Cognitive dissonance is experienced by a person who has two conflicting thoughts in his or her mind at the same time, each of which is struggling to be recognized and dealt with.
It has been said that you can't believe you are crazy and, at the same time, not crazy, without feeling some dissonance, or to use a more familiar term, discomfort. What do you do then? You choose one or the other (crazy or not crazy) and begin to come up with reasons why you are one or the other (the term for this is "clustering").
Some people struggle very little with cognitive dissonance. I guess you could say they are "dissonance tolerant." Other people, however, are very much "dissonance intolerant," and they seek to resolve that dissonance by deciding, by making a choice. (From your description of the self-deluded person whom you describe, I take it she or he is not yet ready to make a decision as to how badly things are really going!)
As for people who are dissonance tolerant (or sensitive) and are therefore eager to admit, for example, that they are wrong and need to go in a different direction, the dissonance that would be created and aggravated by NOT admitting things are indeed going badly is simply untenable and would cause them too much pain. They therefore make a dissonance-resolving decision. In other words, they come to the following conclusion:
"Looks like we'd better 'cut our losses' and start over again. As things stand now, that would be the only sensible thing to do."
On the other hand, as for people who are dissonance intolerant (or insensitive), they are perhaps not that driven to resolve the dissonance, for whatever reason(s). They might say to themselves,
"Meh. We've come this far.
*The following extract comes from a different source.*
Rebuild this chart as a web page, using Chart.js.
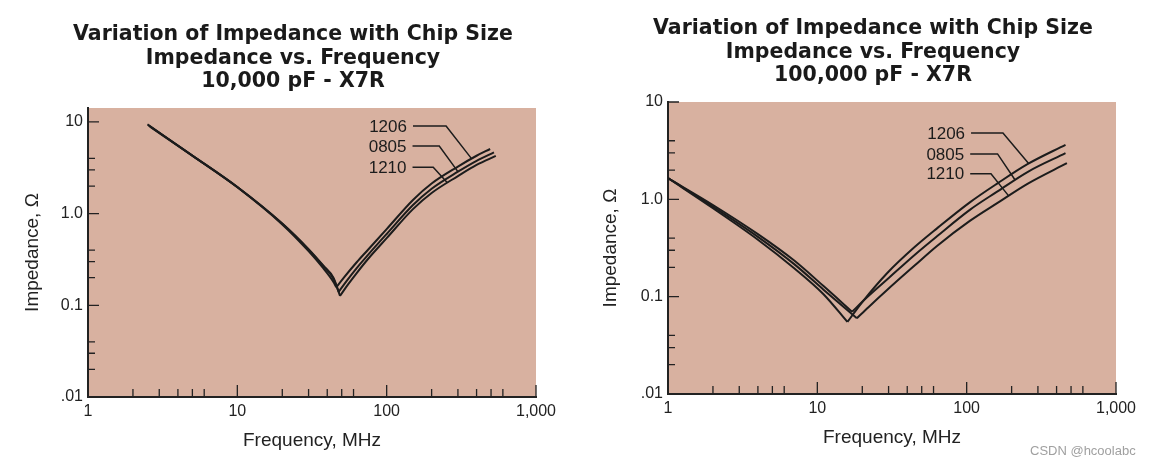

We may as well take it to its conclusion, regardless of how inadvisable some people say that would be."
I suggest that we take one or the other approach at different times in our lives, depending on our circumstances. Perhaps we're all dissonance sensitive (or insensitive, as the case may be), but in differing degrees and in different situations.
Perhaps a "real-life" example would help. Let's take a compulsive, degenerate gambler. Upon losing again (and again and again), he deals with whatever dissonance he experiences by continuing to gamble, to a point where he gambles away a fortune. In other words, he's dissonance insensitive. Who knows, maybe his dissonance insensitivity itself is his "payoff"--the "juice," as it were, which keeps him digging deeper and deeper still, the hole into which he has fallen.
On the other hand, for the occasional gambler who is dissonance sensitive, upon losing a few bucks she throws in the towel and says, "Oh well, maybe next time I'll do better," and that's that. That little bit of dissonance triggered by losing a few bucks causes her to call it quits. Consequently, maybe around the same time next year she'll give gambling another whirl, and if she loses, no big deal, but if she wins, that too is no big deal.
Hey, we all deal with dissonance in different ways. How we do so may have ethical and/or moral implications, depending on our circumstances.